We have now to acknowledge the receipt of your letter, inclosing to us the Presidents order on the Treasurer of Virginia for the second instalment due from that State. The plans are also received, and we shall have them distributed for sale immediately, at the price you have rated them. We beg you to inform the President, that we shall take into mature consideration, at our next meeting, the several matters mentioned by him; particularly that respecting an Agent for conducting the sale of Lots, in the different States; as soon as Mr. Blodget shall have submitted to us his plan. Our conversation with him on this subject, was but short; but approving of the idea, we mentioned it to the President, at his request, to give him an opportunity of explaining himself more fully. From this conversation, we were led to expect, he would have submitted to the President’s consideration, some digested plan on the subject. We are sorry to inform you, that there has not only been a great want of punctuallity among those who purchased at the first sale, in their second payments; but even among those who were purchasers at the last, of their first advance. They have all been written to pressingly.

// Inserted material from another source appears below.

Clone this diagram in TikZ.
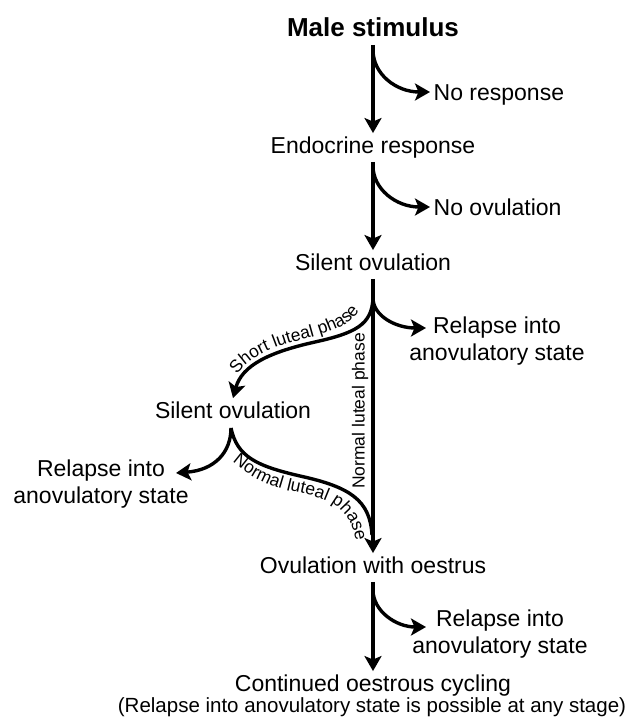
\documentclass[tikz,border=0pt]{standalone}
\usepackage{fontspec}
\setmainfont{Liberation Sans}
\usetikzlibrary{arrows.meta,decorations.text}
\newcommand\mainfs{\fontsize{23}{27}\selectfont}
\newcommand\boldfs{\fontsize{26}{30}\selectfont\bfseries}
\newcommand\lblfs{\fontsize{17.5}{21}\selectfont}
\newcommand\vlblfs{\fontsize{17.5}{21}\selectfont}
\newcommand\notefs{\fontsize{20.5}{24}\selectfont}
\begin{document}
\begin{tikzpicture}[x=1pt,y=-1pt,
  txt/.style={font=\mainfs, inner sep=3.5pt, text height=16.5pt, text depth=5pt},
  multi/.style={font=\mainfs, inner sep=0pt, align=center},
  arr/.style={line width=3.4pt, -{Stealth[length=15pt,width=17pt,inset=3.5pt]}},
  lbl/.style={font=\vlblfs, inner sep=0pt},
  curvelbl/.style={decorate, decoration={text along path, text align=center, raise=0pt, text={|\lblfs|#1}}}]
\useasboundingbox (0,0) rectangle (629,718);
\fill[white] (0,0) rectangle (629,718);

% main chain
\node[txt, font=\boldfs] (male) at (373,30.5) {Male stimulus};
\node[txt] (endo) at (373,147.5) {Endocrine response};
\node[txt] (sil1) at (373,264.5) {Silent ovulation};
\node[txt] (sil2) at (233,412.5) {Silent ovulation};
\node[txt] (ovo) at (373,567.5) {Ovulation with oestrus};
\node[txt] (cont) at (373,685.5) {Continued oestrous cycling};
\node[font=\notefs, inner sep=0pt] (note) at (372,707) {(Relapse into anovulatory state is possible at any stage)};

% side outcomes
\node[txt, anchor=west] (nores) at (430,94.5) {No response};
\node[txt, anchor=west] (noov) at (430,209.5) {No ovulation};
\node[multi] (rel1) at (497,341) {Relapse into\\anovulatory state};
\node[multi] (rel2) at (101,484) {Relapse into\\anovulatory state};
\node[multi] (rel3) at (500,634) {Relapse into\\anovulatory state};

% branch points and free ends
\coordinate (c1) at (373,50);
\coordinate (c2) at (373,166);
\coordinate (c3) at (373,298);
\coordinate (c4) at (231,428);
\coordinate (c5) at (373,590);
\coordinate (m1) at (372,535);
\coordinate (t2) at (176,473);
\coordinate (t3) at (426,328);
\coordinate (t5) at (426,627);

% main arrows
\draw[arr] (male.south) -- (endo.north);
\draw[arr] (endo.south) -- (sil1.north);
\draw[arr] (sil1.south) -- (ovo.north);
\draw[arr] (ovo.south) -- (cont.north);

% side branches
\draw[arr] (c1) .. controls (373,74) and (396,92) .. ([yshift=2.5pt]nores.west);
\draw[arr] (c2) .. controls (373,189) and (396,207) .. ([yshift=2.5pt]noov.west);
\draw[arr] (c3) .. controls (373,316) and (396,328) .. (t3);
\draw[arr] (c5) .. controls (373,611) and (396,627) .. (t5);
\draw[arr] (c4) .. controls (231,452) and (215,470) .. (t2);

% short luteal phase
\draw[arr] (c3) .. controls (372,325) and (355,333) .. (315,342)
                .. controls (270,352) and (242,365) .. (sil2.north);
\path[curvelbl={Short luteal phase}]
  (231,386) .. controls (240,362) and (265,349) .. (300,340)
            .. controls (340,330) and (358,322) .. (364,298);

% normal luteal phase (curved)
\draw[line width=3.4pt] (c4) .. controls (237,457) and (257,466) .. (300,476)
                .. controls (350,487) and (370,500) .. (m1);
\path[curvelbl={Normal luteal phase}]
  (226,456) .. controls (250,478) and (268,487) .. (300,493)
            .. controls (338,501) and (353,512) .. (357,550);

% normal luteal phase (straight)
\node[lbl, rotate=90] (nlp) at (360,411) {Normal luteal phase};
\end{tikzpicture}
\end{document}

We have received a Letter from Mr. Mullikin to Mr. Herbaugh, offering to set up a mill for cutting stone: we shall postpone answering it till we are informed of the result of your enquiries respecting it. We have not an opportunity of consulting the Encyclopedie Methodique, but think it probable, that Mr. Hallets design of a mill of that kind, which he has shewn us, is derived from that Source. We have equal discouragements to our attempts to procure Mechanics from Scotland, with what Mr. Vanstaphorst’s letter presents us, and have consequently just reasons to fear a poor progress next spring. A Mr. Thornton of Philadelphia, informs us, he has a plan of a Capitol to send us. As we expect by our next meeting, Mr. Hallets plan will be ready to send on to the President, we have desired him to lay his before you, for the President’s inspection, in the first place, that he may have an opportunity of judging of their comparative merits.

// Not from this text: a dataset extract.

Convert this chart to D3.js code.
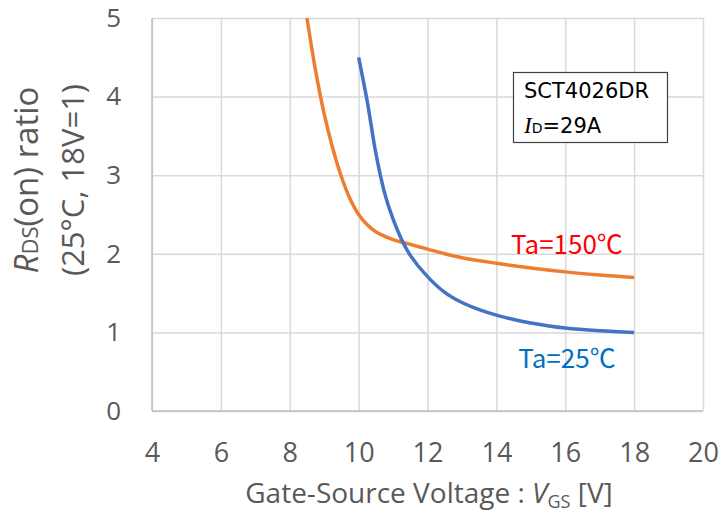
<!DOCTYPE html>
<html>
<head>
<meta charset="utf-8">
<script src="https://cdn.jsdelivr.net/npm/d3@7"></script>
<style>
  body { margin: 0; background: #fff; }
  svg { display: block; }
</style>
</head>
<body>
<script>
// Data
const xTicks = [4, 6, 8, 10, 12, 14, 16, 18, 20];
const yTicks = [0, 1, 2, 3, 4, 5];

const vgsHot = [8.5, 8.75, 9, 9.25, 9.5, 9.75, 10, 10.25, 10.5, 11, 11.5, 12, 12.5, 13, 14, 15, 16, 17, 18];
const ratioHot = [5.0, 4.33, 3.78, 3.34, 2.98, 2.70, 2.50, 2.37, 2.28, 2.18, 2.12, 2.06, 2.0, 1.95, 1.88, 1.82, 1.77, 1.73, 1.70];

const vgsRoom = [10, 10.25, 10.5, 10.75, 11, 11.25, 11.5, 12, 12.5, 13, 13.5, 14, 14.5, 15, 16, 17, 18];
const ratioRoom = [4.5, 3.94, 3.28, 2.78, 2.44, 2.18, 1.98, 1.71, 1.51, 1.38, 1.29, 1.22, 1.165, 1.12, 1.055, 1.02, 1.0];

const width = 723, height = 519;
const pLeft = 152, pRight = 703, pTop = 18, pBottom = 411;
const sans = '"Open Sans", sans-serif';

const svg = d3.select('body')
              .append('svg')
              .attr('width', width)
              .attr('height', height);

const x = d3.scaleLinear().domain([4, 20]).range([pLeft, pRight]);
const y = d3.scaleLinear().domain([0, 5]).range([pBottom, pTop]);

// grid lines
svg.append('g')
   .attr('transform', `translate(0,${pBottom})`)
   .call(d3.axisBottom(x).tickValues(xTicks).tickSize(-(pBottom - pTop)).tickFormat(''))
   .call(g => g.select('.domain').remove())
   .selectAll('line').attr('stroke', '#d9d9d9').attr('stroke-width', 1.5);

svg.append('g')
   .attr('transform', `translate(${pLeft},0)`)
   .call(d3.axisLeft(y).tickValues(yTicks).tickSize(-(pRight - pLeft)).tickFormat(''))
   .call(g => g.select('.domain').remove())
   .selectAll('line').attr('stroke', '#d9d9d9').attr('stroke-width', 1.5);

// axis lines
svg.append('line').attr('x1', pLeft).attr('x2', pLeft).attr('y1', pTop).attr('y2', pBottom)
   .attr('stroke', '#bfbfbf').attr('stroke-width', 1.5);
svg.append('line').attr('x1', pLeft).attr('x2', pRight).attr('y1', pBottom).attr('y2', pBottom)
   .attr('stroke', '#bfbfbf').attr('stroke-width', 1.5);

// tick labels
const xAxis = svg.append('g')
   .attr('transform', `translate(0,${pBottom})`)
   .call(d3.axisBottom(x).tickValues(xTicks).tickSize(0).tickPadding(32).tickFormat(d3.format('d')));
xAxis.select('.domain').remove();
xAxis.selectAll('text')
     .attr('fill', '#595959').style('font-family', sans).style('font-size', '27px');

const yAxis = svg.append('g')
   .attr('transform', `translate(${pLeft},0)`)
   .call(d3.axisLeft(y).tickValues(yTicks).tickSize(0).tickPadding(31).tickFormat(d3.format('d')));
yAxis.select('.domain').remove();
yAxis.selectAll('text')
     .attr('fill', '#595959').style('font-family', sans).style('font-size', '26px');

// curves
svg.append('clipPath').attr('id', 'plot')
   .append('rect').attr('x', pLeft).attr('y', pTop).attr('width', pRight - pLeft).attr('height', pBottom - pTop);

const line = d3.line()
               .x(d => x(d[0]))
               .y(d => y(d[1]))
               .curve(d3.curveCatmullRom.alpha(0.5));

svg.append('path')
   .datum(d3.zip(vgsHot, ratioHot))
   .attr('clip-path', 'url(#plot)')
   .attr('fill', 'none')
   .attr('stroke', '#ed7d31')
   .attr('stroke-width', 3.5)
   .attr('d', line);

svg.append('path')
   .datum(d3.zip(vgsRoom, ratioRoom))
   .attr('fill', 'none')
   .attr('stroke', '#4472c4')
   .attr('stroke-width', 3.5)
   .attr('d', line);

// curve labels
const jp = '"Noto Sans CJK JP", sans-serif';
svg.append('text')
   .attr('x', x(16.05)).attr('y', y(2.0))
   .attr('text-anchor', 'middle')
   .attr('fill', '#ff0000')
   .style('font-family', jp).style('font-size', '26px')
   .text('Ta=150℃');

svg.append('text')
   .attr('x', x(16.05)).attr('y', y(0.55))
   .attr('text-anchor', 'middle')
   .attr('fill', '#0070c0')
   .style('font-family', jp).style('font-size', '26px')
   .text('Ta=25℃');

// info box
svg.append('rect')
   .attr('x', 513.5).attr('y', 72.5).attr('width', 154).attr('height', 70)
   .attr('fill', '#fff').attr('stroke', '#404040').attr('stroke-width', 1.2);

svg.append('text')
   .attr('x', 524).attr('y', 98)
   .attr('fill', '#000')
   .style('font-family', '"DejaVu Sans", sans-serif').style('font-size', '21px')
   .text('SCT4026DR');

const id = svg.append('text')
   .attr('x', 524).attr('y', 133)
   .attr('fill', '#000')
   .style('font-family', '"DejaVu Sans", sans-serif').style('font-size', '21px');
id.append('tspan').style('font-family', '"Liberation Serif", serif').style('font-style', 'italic').style('font-size', '23px').text('I');
id.append('tspan').style('font-size', '14px').text('D');
id.append('tspan').text('=29A');

// axis titles
const xt = svg.append('text')
   .attr('x', (245 + 613) / 2).attr('y', 503)
   .attr('text-anchor', 'middle')
   .attr('fill', '#595959')
   .style('font-family', sans).style('font-size', '28px');
xt.append('tspan').text('Gate-Source Voltage : ');
xt.append('tspan').style('font-style', 'italic').text('V');
xt.append('tspan').attr('dy', 5).style('font-size', '18px').text('GS');
xt.append('tspan').attr('dy', -5).text(' [V]');

const yt1 = svg.append('text')
   .attr('transform', 'translate(38,180) rotate(-90)')
   .attr('text-anchor', 'middle')
   .attr('fill', '#595959')
   .style('font-family', sans).style('font-size', '33px');
yt1.append('tspan').style('font-style', 'italic').text('R');
yt1.append('tspan').style('font-size', '22px').text('DS');
yt1.append('tspan').text('(on) ratio');

svg.append('text')
   .attr('transform', 'translate(84,180) rotate(-90)')
   .attr('text-anchor', 'middle')
   .attr('fill', '#595959')
   .style('font-family', sans).style('font-size', '31px')
   .text('(25°C, 18V=1)');
</script>
</body>
</html>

We are happy to inform you that the outlines of the Territory are nearly completed; and that Mr. Ellicot informs us, we shall have it in our power next month of sending in our report to the President on this subject. We are Sir, with great Esteem & respect your Mo Obedt hble Servts

Dd: Stuart } Commns:
Danl. Carroll

RC (DLC); in a clerk’s hand except for signatures; at foot of text: “The Secretary of State”; endorsed by TJ as received 8 Dec. 1792 and so recorded in SJL. FC (DNA: RG 42, DCLB).

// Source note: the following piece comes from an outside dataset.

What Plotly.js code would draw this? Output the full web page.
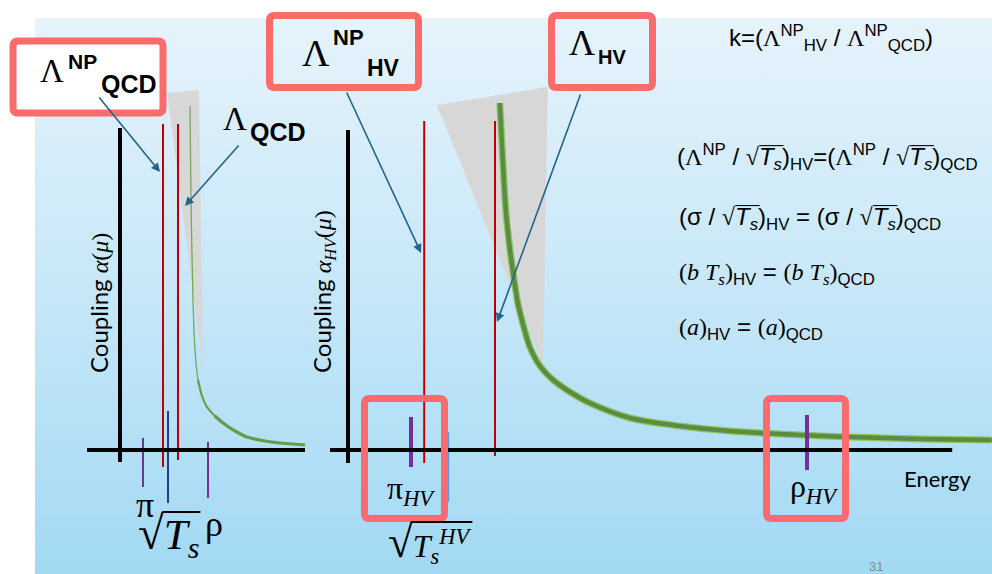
<!DOCTYPE html>
<html><head><meta charset="utf-8">
<script src="https://cdn.plot.ly/plotly-3.0.1.min.js"></script>
<style>
html,body{margin:0;padding:0;background:#fff;}
#wrap{position:relative;width:992px;height:574px;overflow:hidden;background:#fff;}
#bg{position:absolute;left:35px;top:18px;right:0;bottom:0;background:linear-gradient(to bottom,#e6f3fb 0%,#c6e7f8 50%,#a2d9f3 100%);}
#chart{position:absolute;left:0;top:0;width:992px;height:574px;}
</style></head><body>
<div id="wrap"><div id="bg"></div><div id="chart"></div></div>
<script>
// ---------------- DATA (arbitrary schematic units) ----------------
// QCD running coupling alpha(mu) vs energy
const qcdEnergy   = [3.5, 3.55, 3.65, 3.75, 3.9, 4.1, 4.35, 4.75, 5.15, 5.75, 6.35, 7.25, 8.0, 9.25];
const qcdCoupling = [3.44, 2.50, 1.50, 1.00, 0.70, 0.54, 0.43, 0.34, 0.27, 0.19, 0.13, 0.09, 0.07, 0.05];
// Hidden-valley running coupling alpha_HV(mu) vs energy
const hvEnergy    = [2.53, 2.58, 2.63, 2.70, 2.77, 2.83, 2.92, 3.03, 3.20, 3.42, 3.70, 4.03, 4.70, 5.53, 6.37, 7.20, 8.37, 9.53, 10.73];
const hvCoupling  = [3.47, 2.90, 2.40, 2.00, 1.70, 1.47, 1.25, 1.03, 0.84, 0.70, 0.58, 0.47, 0.32, 0.24, 0.19, 0.16, 0.13, 0.11, 0.10];
// uncertainty bands (grey wedges)
const qcdBandE = [2.35, 3.95, 4.15];
const qcdBandA = [3.57, 3.60, 0.82];
const hvBandE  = [1.48, 3.33, 3.25];
const hvBandA  = [3.45, 3.63, 0.85];
// scales (red vertical lines): Lambda^NP and Lambda
const qcdScaleNames  = ['Λ^NP_QCD', 'Λ_QCD'];
const qcdScaleEnergy = [2.15, 2.90];
const qcdScaleLow    = [-0.17, -0.10];
const qcdScaleHigh   = [3.26, 3.26];
const hvScaleNames   = ['Λ^NP_HV', 'Λ_HV'];
const hvScaleEnergy  = [1.27, 2.45];
const hvScaleLow     = [-0.13, -0.06];
const hvScaleHigh    = [3.29, 3.29];
// hadron / string-tension markers on the energy axis
const qcdMarkNames   = ['π', '√T_s', 'ρ'];
const qcdMarkEnergy  = [1.15, 2.40, 4.40];
const qcdMarkLow     = [-0.37, -0.53, -0.48];
const qcdMarkHigh    = [0.12, 0.39, 0.08];
const hvMarkNames    = ['π_HV', '√T_s^HV', 'ρ_HV'];
const hvMarkEnergy   = [1.05, 1.67, 7.65];
const hvMarkLow      = [-0.17, -0.52, -0.20];
const hvMarkHigh     = [0.33, 0.18, 0.35];
// axis extents
const qcdAxisE = [-1.65, 9.25], qcdAxisA = [-0.12, 3.22];
const hvAxisE  = [-0.30, 10.07], hvAxisA  = [-0.13, 3.20];

// ---------------- LAYOUT HELPERS ----------------
const W = 992, H = 574, TOP = 18;
const PX = x => x / W, PY = y => 1 - y / H;
const LEFT  = {px0: 35,  px1: 325, ox: 120, oy: 450, sx: 20, sy: 100};
const RIGHT = {px0: 325, px1: 992, ox: 348, oy: 450, sx: 60, sy: 100};
const xr = p => [(p.px0 - p.ox) / p.sx, (p.px1 - p.ox) / p.sx];
const yr = p => [(p.oy - H) / p.sy, (p.oy - TOP) / p.sy];

const SERIF = 'Liberation Serif, DejaVu Serif, serif';
const SANS = 'Liberation Sans, Arial, sans-serif';
const CAL = 'Lato, Liberation Sans, sans-serif';
const RED = '#c00000', PURPLE = '#7030a0', BOXC = '#fa6b6b', ARROW = '#22648c';

const traces = [];
function band(E, A, xa, ya) {
  traces.push({type: 'scatter', mode: 'lines', x: E.concat([E[0]]), y: A.concat([A[0]]),
    fill: 'toself', fillcolor: '#d7d7d7', line: {width: 0, color: '#d7d7d7'}, xaxis: xa, yaxis: ya, hoverinfo: 'skip'});
}
function vlines(E, lo, hi, colors, widths, xa, ya) {
  E.forEach((e, i) => traces.push({type: 'scatter', mode: 'lines', x: [e, e], y: [lo[i], hi[i]],
    line: {color: colors[i], width: widths[i]}, xaxis: xa, yaxis: ya, hoverinfo: 'skip'}));
}
function curve(E, A, i0, i1, color, width, xa, ya) {
  traces.push({type: 'scatter', mode: 'lines', x: E.slice(i0, i1), y: A.slice(i0, i1),
    line: {color: color, width: width, shape: 'spline', smoothing: 0.8}, xaxis: xa, yaxis: ya, hoverinfo: 'skip'});
}
band(qcdBandE, qcdBandA, 'x', 'y');
band(hvBandE, hvBandA, 'x2', 'y2');
vlines(qcdScaleEnergy, qcdScaleLow, qcdScaleHigh, [RED, RED], [2, 2], 'x', 'y');
vlines(hvScaleEnergy, hvScaleLow, hvScaleHigh, [RED, RED], [2, 2], 'x2', 'y2');
curve(qcdEnergy, qcdCoupling, 0, 6, '#74a85a', 1.3, 'x', 'y');
curve(qcdEnergy, qcdCoupling, 4, 9, '#6a9e4c', 2.2, 'x', 'y');
curve(qcdEnergy, qcdCoupling, 7, 14, '#679a46', 3.2, 'x', 'y');
curve(hvEnergy, hvCoupling, 0, hvEnergy.length, '#8ec46e', 7, 'x2', 'y2');
curve(hvEnergy, hvCoupling, 0, hvEnergy.length, '#5c8d3e', 4.5, 'x2', 'y2');
vlines(qcdMarkEnergy, qcdMarkLow, qcdMarkHigh, [PURPLE, '#203c8c', PURPLE], [2, 2, 2], 'x', 'y');
vlines(hvMarkEnergy, hvMarkLow, hvMarkHigh, [PURPLE, '#5b9bd5', PURPLE], [4, 2, 4], 'x2', 'y2');

function rrect(x0, y0, x1, y1, r) {
  const P = (x, y) => PX(x) + ',' + PY(y);
  return 'M' + P(x0 + r, y0) + ' L' + P(x1 - r, y0) + ' Q' + P(x1, y0) + ' ' + P(x1, y0 + r) +
    ' L' + P(x1, y1 - r) + ' Q' + P(x1, y1) + ' ' + P(x1 - r, y1) + ' L' + P(x0 + r, y1) +
    ' Q' + P(x0, y1) + ' ' + P(x0, y1 - r) + ' L' + P(x0, y0 + r) + ' Q' + P(x0, y0) + ' ' + P(x0 + r, y0) + ' Z';
}
function axisShapes(E, A, xa, ya) {
  return [
    {type: 'line', xref: xa, yref: ya, x0: E[0], x1: E[1], y0: 0, y1: 0, line: {color: '#000', width: 4}, layer: 'above'},
    {type: 'line', xref: xa, yref: ya, x0: 0, x1: 0, y0: A[0], y1: A[1], line: {color: '#000', width: 4}, layer: 'above'}
  ];
}
const shapes = [].concat(axisShapes(qcdAxisE, qcdAxisA, 'x', 'y'), axisShapes(hvAxisE, hvAxisA, 'x2', 'y2'));
[[13, 41, 163, 113, 'white'], [269.5, 15.5, 418.5, 87.5, 'rgba(0,0,0,0)'], [551.5, 15.5, 652.5, 87.5, 'rgba(0,0,0,0)'],
 [364.5, 398.5, 444.5, 518.5, 'rgba(0,0,0,0)'], [766.5, 398.5, 845.5, 518.5, 'rgba(0,0,0,0)']].forEach(b => {
  shapes.push({type: 'path', xref: 'paper', yref: 'paper', path: rrect(b[0], b[1], b[2], b[3], 5),
    fillcolor: b[4], line: {color: BOXC, width: 7}, layer: 'above'});
});

const annotations = [];
function T(text, x, y, size, family, xanchor, extra) {
  annotations.push(Object.assign({xref: 'paper', yref: 'paper', x: PX(x), y: PY(y), text: text, showarrow: false,
    xanchor: xanchor || 'center', yanchor: 'middle', font: {size: size, family: family, color: '#000'}}, extra || {}));
}
function arrow(tx, ty, hx, hy) {
  annotations.push({xref: 'paper', yref: 'paper', x: PX(hx), y: PY(hy), ax: tx - hx, ay: ty - hy, text: '',
    showarrow: true, arrowhead: 2, arrowsize: 1.1, arrowwidth: 1.6, arrowcolor: ARROW, standoff: 0});
}
// radical sign + radicand (the bar over the radicand is added after layout, see below)
const RAD = fs => '<span style="font-family:Liberation Serif;word-spacing:1px' + (fs ? ';font-size:' + fs + 'px' : '') + '">√</span>';
const OVER = s => '<span style="word-spacing:2px">' + s + '</span>';
const TS = RAD() + OVER('<i>T</i><sub><i>s</i></sub>');
// boxed scale labels
T('Λ', 51.5, 71, 33, SERIF);
T('<b>NP</b>', 66, 61, 21, SANS, 'left');
T('<b>QCD</b>', 99, 84, 25, SANS, 'left');
T('Λ', 316, 53, 38, SERIF);
T('<b>NP</b>', 331, 37, 22, SANS, 'left');
T('<b>HV</b>', 365, 68, 23, SANS, 'left');
T('Λ', 582, 43, 36, SERIF);
T('<b>HV</b>', 596, 57, 20, SANS, 'left');
T('Λ', 235, 119, 33, SERIF);
T('<b>QCD</b>', 248, 132, 25, SANS, 'left');
// arrows
arrow(98, 96, 160, 172);
arrow(240, 144, 185, 206);
arrow(346, 91, 421, 253);
arrow(581, 93, 497, 322);
// hadron labels
T('π', 145, 505, 36, SERIF);
T(RAD(47) + OVER('<i>T</i><sub><i>s</i></sub>'), 168, 536, 43, SERIF);
T('ρ', 214, 524, 36, SERIF);
T('π<sub><i>HV</i></sub>', 411, 490, 32, SERIF);
T(RAD(45) + OVER('<i>T</i><sub><i>s</i></sub><sup><i>HV</i></sup>'), 429, 543, 32, SERIF);
T('ρ<sub><i>HV</i></sub>', 814, 488, 32, SERIF);
T('Energy', 937, 478, 22, CAL);
T('31', 876, 566, 13, SANS, 'center', {font: {size: 13, family: SANS, color: '#8a8a8a'}});
// axis titles
T('Coupling <span style="font-family:Liberation Serif"><i>α</i>(<i>μ</i>)</span>', 98, 303, 24, CAL, 'center', {textangle: -90});
T('Coupling <span style="font-family:Liberation Serif"><i>α</i><sub><i>HV</i></sub>(<i>μ</i>)</span>', 323, 292, 24, CAL, 'center', {textangle: -90});
// relations
const L = '<span style="font-family:Liberation Serif">Λ</span>';
const S = s => '<span style="font-family:Liberation Serif">' + s + '</span>';
T('k=(' + L + '<sup>NP</sup><sub>HV</sub> / ' + L + '<sup>NP</sup><sub>QCD</sub>)', 727, 38, 24, SANS, 'left');
T('(' + L + '<sup>NP</sup> / ' + TS + ')<sub>HV</sub>=(' + L + '<sup>NP</sup> / ' + TS + ')<sub>QCD</sub>', 675, 157, 24, SANS, 'left');
T('(σ / ' + TS + ')<sub>HV</sub> = (σ / ' + TS + ')<sub>QCD</sub>', 677, 218, 24, SANS, 'left');
T(S('(<i>b T</i><sub><i>s</i></sub>)') + '<sub>HV</sub> = ' + S('(<i>b T</i><sub><i>s</i></sub>)') + '<sub>QCD</sub>', 677, 273, 24, SANS, 'left');
T(S('(<i>a</i>)') + '<sub>HV</sub> = ' + S('(<i>a</i>)') + '<sub>QCD</sub>', 677, 328, 24, SANS, 'left');

const layout = {
  width: W, height: H, autosize: false, margin: {l: 0, r: 0, t: 0, b: 0, pad: 0},
  paper_bgcolor: 'rgba(0,0,0,0)', plot_bgcolor: 'rgba(0,0,0,0)', showlegend: false, hovermode: false,
  xaxis:  {domain: [PX(LEFT.px0), PX(LEFT.px1)], range: xr(LEFT), visible: false, anchor: 'y'},
  yaxis:  {domain: [0, PY(TOP)], range: yr(LEFT), visible: false, anchor: 'x'},
  xaxis2: {domain: [PX(RIGHT.px0), 1], range: xr(RIGHT), visible: false, anchor: 'y2'},
  yaxis2: {domain: [0, PY(TOP)], range: yr(RIGHT), visible: false, anchor: 'x2'},
  shapes: shapes, annotations: annotations
};
Plotly.newPlot('chart', traces, layout, {displayModeBar: false, staticPlot: true}).then(gd => {
  // add the vinculum (bar) of every square root, measured from the rendered glyphs
  try {
    const ctx = document.createElement('canvas').getContext('2d');
    const all = Array.from(gd.querySelectorAll('.annotation-text tspan'));
    const st = t => (t.getAttribute('style') || '').replace(/\s/g, '');
    const rads = all.filter(t => st(t).indexOf('word-spacing:1px') >= 0);
    const overs = all.filter(t => st(t).indexOf('word-spacing:2px') >= 0);
    const extra = [];
    rads.forEach((r, i) => {
      const g = overs[i]; if (!g) return;
      const rr = r.getBoundingClientRect(), rg = g.getBoundingClientRect();
      const fs = parseFloat(getComputedStyle(r).fontSize) || 20;
      ctx.font = fs + 'px "Liberation Serif"';
      const m = ctx.measureText('√');
      const base = rr.bottom - m.fontBoundingBoxDescent;
      const lw = Math.max(1, fs * 0.045);
      const y = base - m.actualBoundingBoxAscent + lw / 2;
      const x0 = rr.left + m.actualBoundingBoxRight - lw / 2;
      const x1 = rg.right + 1;
      extra.push({type: 'line', xref: 'paper', yref: 'paper', x0: PX(x0), x1: PX(x1), y0: PY(y), y1: PY(y),
        line: {color: '#000', width: lw}, layer: 'above'});
    });
    if (extra.length) Plotly.relayout(gd, {shapes: shapes.concat(extra)});
  } catch (e) {}
});
</script>
</body></html>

The several matters mentioned in the President’s 17 Nov. 1792 letter to the Commissioners included the mode of selling lots in the Federal District in the vicinity of the Capitol and the President’s House, various proposals for promoting future land sales in the District, and the appointment of a resident superintendent to oversee District business (Fitzpatrick, Writings description begins John C. Fitzpatrick, ed., The Writings of George Washington, Washington, D.C., 1931–44, 39 vols. description ends , xxxii, 225–7). The 27 Oct. 1792 letter of Samuel Mullikin to Leonard Herbaugh describing the advantages of his “marble and stone machine” in the construction of Federal District buildings is in DNA: RG 42, PBG. Vanstaphorst’s letter: In a letter to the Commissioners dated 8 Sep. 1792 and endorsed as received 3 Dec. 1792, Van Staphorst & Hubbard, bankers of the United States in Amsterdam, explained the difficulties of recruiting “Palatines, Labourers, Tradesmen &c” to work in the Federal District (same). For a discussion of the plan for the Capitol submitted by Dr. William Thornton, which was eventually preferred by TJ, Washington, and the Commissioners above all its competitors, see Washington to the Commissioners, 31 Jan. 1793. The Commissioners submitted a report on the survey of the Federal District in their 5 Jan. 1793 letter to the President (same, DCLB).